Chacun sait ici l'importance des décisions politiques prises sur nos territoires. Le renforcement de la décentralisation a conduit à donner un pouvoir considérable aux collectivités dans notre pays. Nous ne pouvons pas les exclure des réflexions sur la bonne utilisation des deniers publics. (Mme Nathalie Goulet s'exclame.)
Souvenons-nous du fameux précédent des emprunts toxiques, dont beaucoup de collectivités ont été les victimes. Elles en paient encore parfois le prix... Les responsabilités étaient multiples, mais c'est aussi parce que des élus étaient mal protégés contre l'avidité de certains cabinets de conseil ou établissements bancaires qu'ils n'ont pas pu prendre les bonnes décisions.

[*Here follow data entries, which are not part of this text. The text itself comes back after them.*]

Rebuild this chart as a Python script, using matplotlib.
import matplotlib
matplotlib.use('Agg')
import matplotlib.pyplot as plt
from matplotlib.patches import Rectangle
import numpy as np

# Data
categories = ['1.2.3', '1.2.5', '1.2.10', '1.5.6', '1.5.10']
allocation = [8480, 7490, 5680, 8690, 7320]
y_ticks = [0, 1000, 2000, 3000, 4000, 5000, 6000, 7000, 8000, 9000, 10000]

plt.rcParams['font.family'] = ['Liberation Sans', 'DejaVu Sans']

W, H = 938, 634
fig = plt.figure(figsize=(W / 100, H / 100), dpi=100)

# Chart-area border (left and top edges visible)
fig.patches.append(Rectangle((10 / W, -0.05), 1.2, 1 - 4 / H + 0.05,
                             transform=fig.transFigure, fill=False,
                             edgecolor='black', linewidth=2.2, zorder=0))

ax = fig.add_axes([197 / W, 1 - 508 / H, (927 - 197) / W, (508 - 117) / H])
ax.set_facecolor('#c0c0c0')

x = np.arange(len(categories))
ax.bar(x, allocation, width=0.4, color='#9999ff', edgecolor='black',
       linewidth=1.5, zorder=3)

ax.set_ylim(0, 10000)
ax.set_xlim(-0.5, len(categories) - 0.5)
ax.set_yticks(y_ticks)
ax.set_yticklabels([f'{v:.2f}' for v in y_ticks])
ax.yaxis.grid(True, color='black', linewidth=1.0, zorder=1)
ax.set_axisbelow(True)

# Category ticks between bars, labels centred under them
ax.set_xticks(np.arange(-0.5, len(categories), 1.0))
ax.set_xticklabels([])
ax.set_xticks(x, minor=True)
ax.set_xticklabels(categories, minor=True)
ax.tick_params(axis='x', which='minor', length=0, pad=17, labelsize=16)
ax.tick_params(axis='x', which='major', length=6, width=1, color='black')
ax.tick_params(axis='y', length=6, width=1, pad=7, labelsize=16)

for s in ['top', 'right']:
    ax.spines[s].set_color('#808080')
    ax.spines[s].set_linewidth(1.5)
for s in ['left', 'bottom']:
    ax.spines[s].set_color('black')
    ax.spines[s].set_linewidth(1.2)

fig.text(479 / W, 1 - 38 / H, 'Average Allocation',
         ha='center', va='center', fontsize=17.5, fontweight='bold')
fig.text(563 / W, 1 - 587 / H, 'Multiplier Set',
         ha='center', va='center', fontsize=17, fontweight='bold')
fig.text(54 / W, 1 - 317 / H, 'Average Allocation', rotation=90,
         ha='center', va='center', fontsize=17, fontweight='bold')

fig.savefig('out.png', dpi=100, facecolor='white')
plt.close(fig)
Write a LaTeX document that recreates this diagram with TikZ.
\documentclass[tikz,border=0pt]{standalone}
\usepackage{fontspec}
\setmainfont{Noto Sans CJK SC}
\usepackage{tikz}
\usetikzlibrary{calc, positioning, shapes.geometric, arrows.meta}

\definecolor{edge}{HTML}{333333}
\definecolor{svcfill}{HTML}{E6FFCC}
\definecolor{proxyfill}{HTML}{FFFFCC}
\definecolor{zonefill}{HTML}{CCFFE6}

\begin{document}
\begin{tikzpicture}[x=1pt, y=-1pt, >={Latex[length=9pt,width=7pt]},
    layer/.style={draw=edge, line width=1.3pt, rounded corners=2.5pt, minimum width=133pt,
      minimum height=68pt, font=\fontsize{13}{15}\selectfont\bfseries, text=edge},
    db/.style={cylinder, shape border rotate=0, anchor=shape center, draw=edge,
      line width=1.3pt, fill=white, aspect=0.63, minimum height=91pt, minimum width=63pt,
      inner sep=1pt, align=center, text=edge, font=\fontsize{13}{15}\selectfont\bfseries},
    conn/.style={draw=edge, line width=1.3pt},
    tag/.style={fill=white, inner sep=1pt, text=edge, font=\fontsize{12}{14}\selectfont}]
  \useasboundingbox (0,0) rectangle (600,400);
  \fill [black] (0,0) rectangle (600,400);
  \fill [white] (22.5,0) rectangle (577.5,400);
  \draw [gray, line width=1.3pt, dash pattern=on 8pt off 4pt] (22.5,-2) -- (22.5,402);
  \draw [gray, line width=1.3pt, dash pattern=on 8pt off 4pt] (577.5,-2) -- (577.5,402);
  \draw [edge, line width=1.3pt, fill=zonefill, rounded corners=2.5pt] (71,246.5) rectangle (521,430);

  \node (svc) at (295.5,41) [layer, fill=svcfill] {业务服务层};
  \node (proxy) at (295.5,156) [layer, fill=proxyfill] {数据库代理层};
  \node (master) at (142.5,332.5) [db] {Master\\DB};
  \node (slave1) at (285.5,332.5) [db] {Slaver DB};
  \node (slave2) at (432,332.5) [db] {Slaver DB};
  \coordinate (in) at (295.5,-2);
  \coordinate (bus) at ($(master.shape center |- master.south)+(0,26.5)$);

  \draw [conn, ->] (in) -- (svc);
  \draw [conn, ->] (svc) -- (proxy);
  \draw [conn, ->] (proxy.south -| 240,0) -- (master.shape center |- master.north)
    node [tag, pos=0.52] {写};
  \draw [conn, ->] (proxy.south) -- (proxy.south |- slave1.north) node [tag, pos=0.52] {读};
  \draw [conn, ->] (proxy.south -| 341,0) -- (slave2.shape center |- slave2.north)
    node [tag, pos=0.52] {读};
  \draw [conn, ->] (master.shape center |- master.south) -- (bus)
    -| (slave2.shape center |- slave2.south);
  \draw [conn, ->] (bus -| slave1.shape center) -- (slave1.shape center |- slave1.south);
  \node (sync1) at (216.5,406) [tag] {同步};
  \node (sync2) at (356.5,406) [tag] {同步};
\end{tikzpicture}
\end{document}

Toutefois, je veux aussi le redire, le débat sur l'inclusion des collectivités n'enlève rien à l'intérêt et à la grande qualité du texte. S'il faut l'adopter sans que celles-ci y soient incluses, nous le ferons. Dans cette perspective, j'invite notre assemblée à poursuivre ses travaux en s'engageant dans l'élaboration d'un régime encadrant également les collectivités. (Applaudissements sur les travées du groupe RDSE.)